**Directions for this task:** Repeat the listing word for word. No pictures belong in the copy.

**Dataset content:**
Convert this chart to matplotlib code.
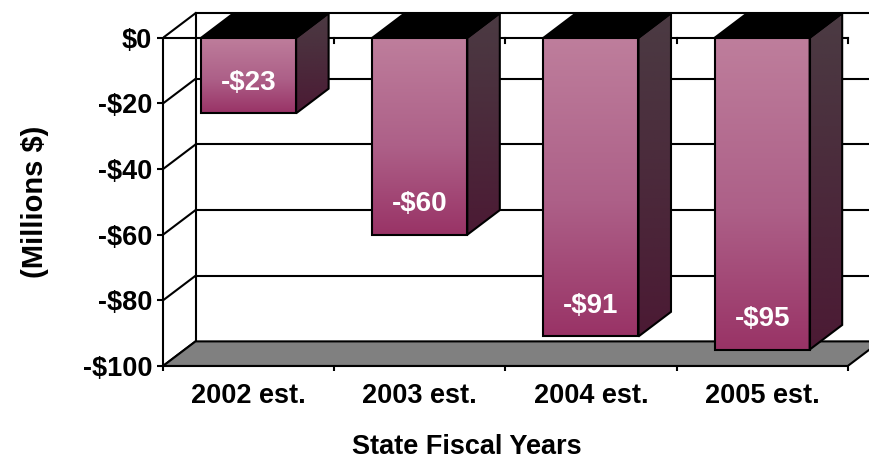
import numpy as np
import matplotlib.pyplot as plt
from matplotlib.patches import Polygon
from matplotlib.colors import LinearSegmentedColormap

years = ["2002 est.", "2003 est.", "2004 est.", "2005 est."]
shortfall = [-23, -60, -91, -95]
yticks = [0, -20, -40, -60, -80, -100]

plt.rcParams['font.family'] = ['Liberation Sans', 'DejaVu Sans']
plt.rcParams['font.weight'] = 'bold'

fig = plt.figure(figsize=(8.7, 4.59), dpi=100)
ax = fig.add_axes([163/870, 93/459, 707/870, 361/459])

n = len(years)
dx, dy = 0.19, 7.5      # depth of the 3D box (category units, $M)
bw = 0.555              # bar width
lw = 1.5

front_cmap = LinearSegmentedColormap.from_list(
    'front', [(0, '#993366'), (0.45, '#ad6088'), (1, '#be7e9c')])
side_cmap = LinearSegmentedColormap.from_list(
    'side', [(0, '#4b1a34'), (1, '#4b3b43')])
grad = np.linspace(0, 1, 256).reshape(-1, 1)

# walls: back gridlines, left wall diagonals, back corner
for v in yticks[:-1]:
    ax.plot([dx, n + 1], [v + dy, v + dy], color='k', lw=lw, zorder=1)
for v in yticks:
    ax.plot([0, dx], [v, v + dy], color='k', lw=lw, zorder=1)
ax.plot([dx, dx], [yticks[-1] + dy, dy], color='k', lw=lw, zorder=1)

# floor
floor = Polygon([(0, -100), (n, -100), (n + dx, -100 + dy), (dx, -100 + dy)],
                closed=True, facecolor='#808080', edgecolor='k', lw=lw, zorder=2)
ax.add_patch(floor)

# category axis at zero
ax.plot([0, n], [0, 0], color='k', lw=lw, zorder=2)
for k in range(1, n + 1):
    ax.plot([k, k], [0, -1.6], color='k', lw=lw, zorder=2)

for i, v in enumerate(shortfall):
    x0 = i + 0.5 - bw / 2
    x1 = x0 + bw

    side = Polygon([(x1, v), (x1 + dx, v + dy), (x1 + dx, dy), (x1, 0)],
                   closed=True, facecolor='none', edgecolor='k', lw=lw, zorder=4)
    ax.add_patch(side)
    im = ax.imshow(grad, cmap=side_cmap, origin='lower', aspect='auto',
                   extent=[x1, x1 + dx, v, dy], zorder=3, interpolation='bilinear')
    im.set_clip_path(side)

    top = Polygon([(x0, 0), (x1, 0), (x1 + dx, dy), (x0 + dx, dy)],
                  closed=True, facecolor='k', edgecolor='k', lw=lw, zorder=4)
    ax.add_patch(top)

    front = Polygon([(x0, v), (x1, v), (x1, 0), (x0, 0)],
                    closed=True, facecolor='none', edgecolor='k', lw=lw, zorder=4)
    ax.add_patch(front)
    im = ax.imshow(grad, cmap=front_cmap, origin='lower', aspect='auto',
                   extent=[x0, x1, v, 0], zorder=3, interpolation='bilinear')
    im.set_clip_path(front)

    ax.text(i + 0.5, v + 9.3, f"-${abs(v)}", color='white', fontsize=20,
            fontweight='bold', ha='center', va='center', zorder=6)

ax.set_xlim(0, 4.13)
ax.set_ylim(-100, 10)

for s in ['top', 'right']:
    ax.spines[s].set_visible(False)
ax.spines['left'].set_bounds(-100, 0)
ax.spines['bottom'].set_bounds(0, n)
ax.spines['left'].set_linewidth(lw)
ax.spines['bottom'].set_linewidth(lw)

ax.set_yticks(yticks)
ax.set_yticklabels(["$0" if v == 0 else f"-${abs(v)}" for v in yticks])
ax.tick_params(axis='y', length=4.3, width=lw, pad=3.5, labelsize=19.5)

ax.set_xticks(range(n + 1))
ax.set_xticklabels([])
ax.set_xticks([i + 0.5 for i in range(n)], minor=True)
ax.set_xticklabels(years, minor=True)
ax.tick_params(axis='x', which='major', length=3.6, width=lw)
ax.tick_params(axis='x', which='minor', length=0, pad=12, labelsize=19.5)

fig.text(467/870, 1 - 447/459, "State Fiscal Years", fontsize=19.5,
         fontweight='bold', ha='center', va='center')
fig.text(35/870, 1 - 202/459, "(Millions $)", fontsize=21,
         fontweight='bold', ha='center', va='center', rotation=90)

fig.savefig("out.png", dpi=100)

**Written answer:**
Convert this chart to matplotlib code.
import numpy as np
import matplotlib.pyplot as plt
from matplotlib.patches import Polygon
from matplotlib.colors import LinearSegmentedColormap

years = ["2002 est.", "2003 est.", "2004 est.", "2005 est."]
shortfall = [-23, -60, -91, -95]
yticks = [0, -20, -40, -60, -80, -100]

plt.rcParams['font.family'] = ['Liberation Sans', 'DejaVu Sans']
plt.rcParams['font.weight'] = 'bold'

fig = plt.figure(figsize=(8.7, 4.59), dpi=100)
ax = fig.add_axes([163/870, 93/459, 707/870, 361/459])

n = len(years)
dx, dy = 0.19, 7.5      # depth of the 3D box (category units, $M)
bw = 0.555              # bar width
lw = 1.5

front_cmap = LinearSegmentedColormap.from_list(
    'front', [(0, '#993366'), (0.45, '#ad6088'), (1, '#be7e9c')])
side_cmap = LinearSegmentedColormap.from_list(
    'side', [(0, '#4b1a34'), (1, '#4b3b43')])
grad = np.linspace(0, 1, 256).reshape(-1, 1)

# walls: back gridlines, left wall diagonals, back corner
for v in yticks[:-1]:
    ax.plot([dx, n + 1], [v + dy, v + dy], color='k', lw=lw, zorder=1)
for v in yticks:
    ax.plot([0, dx], [v, v + dy], color='k', lw=lw, zorder=1)
ax.plot([dx, dx], [yticks[-1] + dy, dy], color='k', lw=lw, zorder=1)

# floor
floor = Polygon([(0, -100), (n, -100), (n + dx, -100 + dy), (dx, -100 + dy)],
                closed=True, facecolor='#808080', edgecolor='k', lw=lw, zorder=2)
ax.add_patch(floor)

# category axis at zero
ax.plot([0, n], [0, 0], color='k', lw=lw, zorder=2)
for k in range(1, n + 1):
    ax.plot([k, k], [0, -1.6], color='k', lw=lw, zorder=2)

for i, v in enumerate(shortfall):
    x0 = i + 0.5 - bw / 2
    x1 = x0 + bw

    side = Polygon([(x1, v), (x1 + dx, v + dy), (x1 + dx, dy), (x1, 0)],
                   closed=True, facecolor='none', edgecolor='k', lw=lw, zorder=4)
    ax.add_patch(side)
    im = ax.imshow(grad, cmap=side_cmap, origin='lower', aspect='auto',
                   extent=[x1, x1 + dx, v, dy], zorder=3, interpolation='bilinear')
    im.set_clip_path(side)

    top = Polygon([(x0, 0), (x1, 0), (x1 + dx, dy), (x0 + dx, dy)],
                  closed=True, facecolor='k', edgecolor='k', lw=lw, zorder=4)
    ax.add_patch(top)

    front = Polygon([(x0, v), (x1, v), (x1, 0), (x0, 0)],
                    closed=True, facecolor='none', edgecolor='k', lw=lw, zorder=4)
    ax.add_patch(front)
    im = ax.imshow(grad, cmap=front_cmap, origin='lower', aspect='auto',
                   extent=[x0, x1, v, 0], zorder=3, interpolation='bilinear')
    im.set_clip_path(front)

    ax.text(i + 0.5, v + 9.3, f"-${abs(v)}", color='white', fontsize=20,
            fontweight='bold', ha='center', va='center', zorder=6)

ax.set_xlim(0, 4.13)
ax.set_ylim(-100, 10)

for s in ['top', 'right']:
    ax.spines[s].set_visible(False)
ax.spines['left'].set_bounds(-100, 0)
ax.spines['bottom'].set_bounds(0, n)
ax.spines['left'].set_linewidth(lw)
ax.spines['bottom'].set_linewidth(lw)

ax.set_yticks(yticks)
ax.set_yticklabels(["$0" if v == 0 else f"-${abs(v)}" for v in yticks])
ax.tick_params(axis='y', length=4.3, width=lw, pad=3.5, labelsize=19.5)

ax.set_xticks(range(n + 1))
ax.set_xticklabels([])
ax.set_xticks([i + 0.5 for i in range(n)], minor=True)
ax.set_xticklabels(years, minor=True)
ax.tick_params(axis='x', which='major', length=3.6, width=lw)
ax.tick_params(axis='x', which='minor', length=0, pad=12, labelsize=19.5)

fig.text(467/870, 1 - 447/459, "State Fiscal Years", fontsize=19.5,
         fontweight='bold', ha='center', va='center')
fig.text(35/870, 1 - 202/459, "(Millions $)", fontsize=21,
         fontweight='bold', ha='center', va='center', rotation=90)

fig.savefig("out.png", dpi=100)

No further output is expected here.